What the exercise asks >>
Print all of the lines exactly. Any picture among them stays out.

☆ ☆ ☆ ☆ ☆

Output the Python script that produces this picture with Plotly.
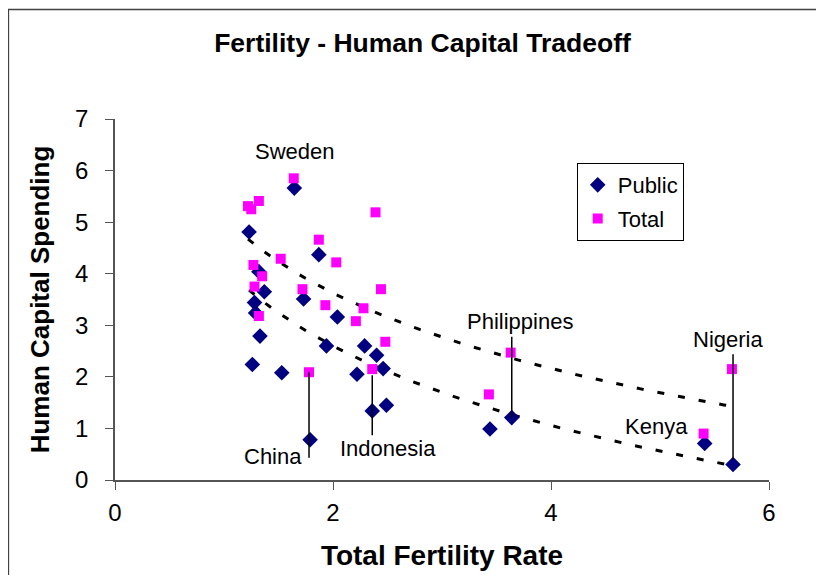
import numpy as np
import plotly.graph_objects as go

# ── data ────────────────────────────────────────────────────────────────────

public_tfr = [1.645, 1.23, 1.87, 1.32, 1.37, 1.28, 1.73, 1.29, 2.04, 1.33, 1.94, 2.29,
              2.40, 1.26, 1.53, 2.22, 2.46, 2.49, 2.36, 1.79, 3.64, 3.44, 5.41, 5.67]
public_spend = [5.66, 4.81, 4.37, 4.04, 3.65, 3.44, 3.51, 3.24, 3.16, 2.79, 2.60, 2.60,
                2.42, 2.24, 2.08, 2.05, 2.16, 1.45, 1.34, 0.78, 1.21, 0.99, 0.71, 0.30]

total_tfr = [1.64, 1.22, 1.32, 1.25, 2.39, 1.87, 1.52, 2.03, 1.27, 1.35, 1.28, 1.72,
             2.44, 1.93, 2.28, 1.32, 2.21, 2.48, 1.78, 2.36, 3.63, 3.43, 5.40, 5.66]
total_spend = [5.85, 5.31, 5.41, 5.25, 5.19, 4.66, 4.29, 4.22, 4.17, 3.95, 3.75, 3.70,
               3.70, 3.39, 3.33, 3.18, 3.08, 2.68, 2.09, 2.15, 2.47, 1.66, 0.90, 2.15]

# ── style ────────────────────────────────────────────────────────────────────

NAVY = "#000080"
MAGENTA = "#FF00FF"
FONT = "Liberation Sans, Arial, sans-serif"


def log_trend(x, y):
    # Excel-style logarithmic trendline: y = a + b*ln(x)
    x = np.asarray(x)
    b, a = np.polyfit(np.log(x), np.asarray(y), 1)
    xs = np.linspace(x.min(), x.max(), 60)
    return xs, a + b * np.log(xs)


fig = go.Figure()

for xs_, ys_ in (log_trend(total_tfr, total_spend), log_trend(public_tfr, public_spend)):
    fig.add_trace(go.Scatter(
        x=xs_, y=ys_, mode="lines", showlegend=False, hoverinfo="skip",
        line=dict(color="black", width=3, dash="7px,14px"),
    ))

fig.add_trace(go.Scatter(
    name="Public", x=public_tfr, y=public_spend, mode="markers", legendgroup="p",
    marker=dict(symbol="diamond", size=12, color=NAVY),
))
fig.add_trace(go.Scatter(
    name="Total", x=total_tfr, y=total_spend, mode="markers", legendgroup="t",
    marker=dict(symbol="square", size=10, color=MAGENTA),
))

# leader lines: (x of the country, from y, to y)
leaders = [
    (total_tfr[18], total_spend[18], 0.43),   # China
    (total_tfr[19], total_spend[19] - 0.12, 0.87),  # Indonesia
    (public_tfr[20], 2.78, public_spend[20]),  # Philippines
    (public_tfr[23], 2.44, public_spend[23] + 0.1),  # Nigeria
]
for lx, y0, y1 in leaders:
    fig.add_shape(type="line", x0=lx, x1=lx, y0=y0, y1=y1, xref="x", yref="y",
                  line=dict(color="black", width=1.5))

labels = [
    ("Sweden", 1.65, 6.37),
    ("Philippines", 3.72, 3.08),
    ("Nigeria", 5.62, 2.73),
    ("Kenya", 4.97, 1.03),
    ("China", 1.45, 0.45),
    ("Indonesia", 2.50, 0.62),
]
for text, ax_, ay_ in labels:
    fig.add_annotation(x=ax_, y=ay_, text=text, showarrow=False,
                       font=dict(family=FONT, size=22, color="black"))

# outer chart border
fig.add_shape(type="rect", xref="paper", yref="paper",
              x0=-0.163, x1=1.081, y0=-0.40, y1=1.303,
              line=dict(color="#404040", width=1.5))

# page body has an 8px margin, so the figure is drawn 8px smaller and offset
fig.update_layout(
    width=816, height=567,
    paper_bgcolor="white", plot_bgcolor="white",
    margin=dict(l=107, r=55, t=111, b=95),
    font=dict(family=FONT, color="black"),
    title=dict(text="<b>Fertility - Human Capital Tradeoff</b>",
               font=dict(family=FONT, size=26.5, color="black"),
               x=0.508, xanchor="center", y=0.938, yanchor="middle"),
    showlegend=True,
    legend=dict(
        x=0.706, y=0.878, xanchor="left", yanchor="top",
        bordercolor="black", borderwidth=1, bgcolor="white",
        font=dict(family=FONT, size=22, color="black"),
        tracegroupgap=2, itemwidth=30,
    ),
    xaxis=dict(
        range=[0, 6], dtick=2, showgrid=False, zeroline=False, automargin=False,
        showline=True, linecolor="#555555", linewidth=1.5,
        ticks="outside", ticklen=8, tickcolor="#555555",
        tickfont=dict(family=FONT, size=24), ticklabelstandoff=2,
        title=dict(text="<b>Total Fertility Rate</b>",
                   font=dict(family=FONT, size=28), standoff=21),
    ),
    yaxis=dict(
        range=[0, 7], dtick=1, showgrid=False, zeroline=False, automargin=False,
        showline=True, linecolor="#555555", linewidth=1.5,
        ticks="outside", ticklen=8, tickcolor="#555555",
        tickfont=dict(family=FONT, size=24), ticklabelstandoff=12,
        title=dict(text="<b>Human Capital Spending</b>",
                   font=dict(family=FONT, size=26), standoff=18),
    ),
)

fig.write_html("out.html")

☆ ☆ ☆ ☆ ☆

Full output >>
Output the Python script that produces this picture with Plotly.
import numpy as np
import plotly.graph_objects as go

# ── data ────────────────────────────────────────────────────────────────────

public_tfr = [1.645, 1.23, 1.87, 1.32, 1.37, 1.28, 1.73, 1.29, 2.04, 1.33, 1.94, 2.29,
              2.40, 1.26, 1.53, 2.22, 2.46, 2.49, 2.36, 1.79, 3.64, 3.44, 5.41, 5.67]
public_spend = [5.66, 4.81, 4.37, 4.04, 3.65, 3.44, 3.51, 3.24, 3.16, 2.79, 2.60, 2.60,
                2.42, 2.24, 2.08, 2.05, 2.16, 1.45, 1.34, 0.78, 1.21, 0.99, 0.71, 0.30]

total_tfr = [1.64, 1.22, 1.32, 1.25, 2.39, 1.87, 1.52, 2.03, 1.27, 1.35, 1.28, 1.72,
             2.44, 1.93, 2.28, 1.32, 2.21, 2.48, 1.78, 2.36, 3.63, 3.43, 5.40, 5.66]
total_spend = [5.85, 5.31, 5.41, 5.25, 5.19, 4.66, 4.29, 4.22, 4.17, 3.95, 3.75, 3.70,
               3.70, 3.39, 3.33, 3.18, 3.08, 2.68, 2.09, 2.15, 2.47, 1.66, 0.90, 2.15]

# ── style ────────────────────────────────────────────────────────────────────

NAVY = "#000080"
MAGENTA = "#FF00FF"
FONT = "Liberation Sans, Arial, sans-serif"


def log_trend(x, y):
    # Excel-style logarithmic trendline: y = a + b*ln(x)
    x = np.asarray(x)
    b, a = np.polyfit(np.log(x), np.asarray(y), 1)
    xs = np.linspace(x.min(), x.max(), 60)
    return xs, a + b * np.log(xs)


fig = go.Figure()

for xs_, ys_ in (log_trend(total_tfr, total_spend), log_trend(public_tfr, public_spend)):
    fig.add_trace(go.Scatter(
        x=xs_, y=ys_, mode="lines", showlegend=False, hoverinfo="skip",
        line=dict(color="black", width=3, dash="7px,14px"),
    ))

fig.add_trace(go.Scatter(
    name="Public", x=public_tfr, y=public_spend, mode="markers", legendgroup="p",
    marker=dict(symbol="diamond", size=12, color=NAVY),
))
fig.add_trace(go.Scatter(
    name="Total", x=total_tfr, y=total_spend, mode="markers", legendgroup="t",
    marker=dict(symbol="square", size=10, color=MAGENTA),
))

# leader lines: (x of the country, from y, to y)
leaders = [
    (total_tfr[18], total_spend[18], 0.43),   # China
    (total_tfr[19], total_spend[19] - 0.12, 0.87),  # Indonesia
    (public_tfr[20], 2.78, public_spend[20]),  # Philippines
    (public_tfr[23], 2.44, public_spend[23] + 0.1),  # Nigeria
]
for lx, y0, y1 in leaders:
    fig.add_shape(type="line", x0=lx, x1=lx, y0=y0, y1=y1, xref="x", yref="y",
                  line=dict(color="black", width=1.5))

labels = [
    ("Sweden", 1.65, 6.37),
    ("Philippines", 3.72, 3.08),
    ("Nigeria", 5.62, 2.73),
    ("Kenya", 4.97, 1.03),
    ("China", 1.45, 0.45),
    ("Indonesia", 2.50, 0.62),
]
for text, ax_, ay_ in labels:
    fig.add_annotation(x=ax_, y=ay_, text=text, showarrow=False,
                       font=dict(family=FONT, size=22, color="black"))

# outer chart border
fig.add_shape(type="rect", xref="paper", yref="paper",
              x0=-0.163, x1=1.081, y0=-0.40, y1=1.303,
              line=dict(color="#404040", width=1.5))

# page body has an 8px margin, so the figure is drawn 8px smaller and offset
fig.update_layout(
    width=816, height=567,
    paper_bgcolor="white", plot_bgcolor="white",
    margin=dict(l=107, r=55, t=111, b=95),
    font=dict(family=FONT, color="black"),
    title=dict(text="<b>Fertility - Human Capital Tradeoff</b>",
               font=dict(family=FONT, size=26.5, color="black"),
               x=0.508, xanchor="center", y=0.938, yanchor="middle"),
    showlegend=True,
    legend=dict(
        x=0.706, y=0.878, xanchor="left", yanchor="top",
        bordercolor="black", borderwidth=1, bgcolor="white",
        font=dict(family=FONT, size=22, color="black"),
        tracegroupgap=2, itemwidth=30,
    ),
    xaxis=dict(
        range=[0, 6], dtick=2, showgrid=False, zeroline=False, automargin=False,
        showline=True, linecolor="#555555", linewidth=1.5,
        ticks="outside", ticklen=8, tickcolor="#555555",
        tickfont=dict(family=FONT, size=24), ticklabelstandoff=2,
        title=dict(text="<b>Total Fertility Rate</b>",
                   font=dict(family=FONT, size=28), standoff=21),
    ),
    yaxis=dict(
        range=[0, 7], dtick=1, showgrid=False, zeroline=False, automargin=False,
        showline=True, linecolor="#555555", linewidth=1.5,
        ticks="outside", ticklen=8, tickcolor="#555555",
        tickfont=dict(family=FONT, size=24), ticklabelstandoff=12,
        title=dict(text="<b>Human Capital Spending</b>",
                   font=dict(family=FONT, size=26), standoff=18),
    ),
)

fig.write_html("out.html")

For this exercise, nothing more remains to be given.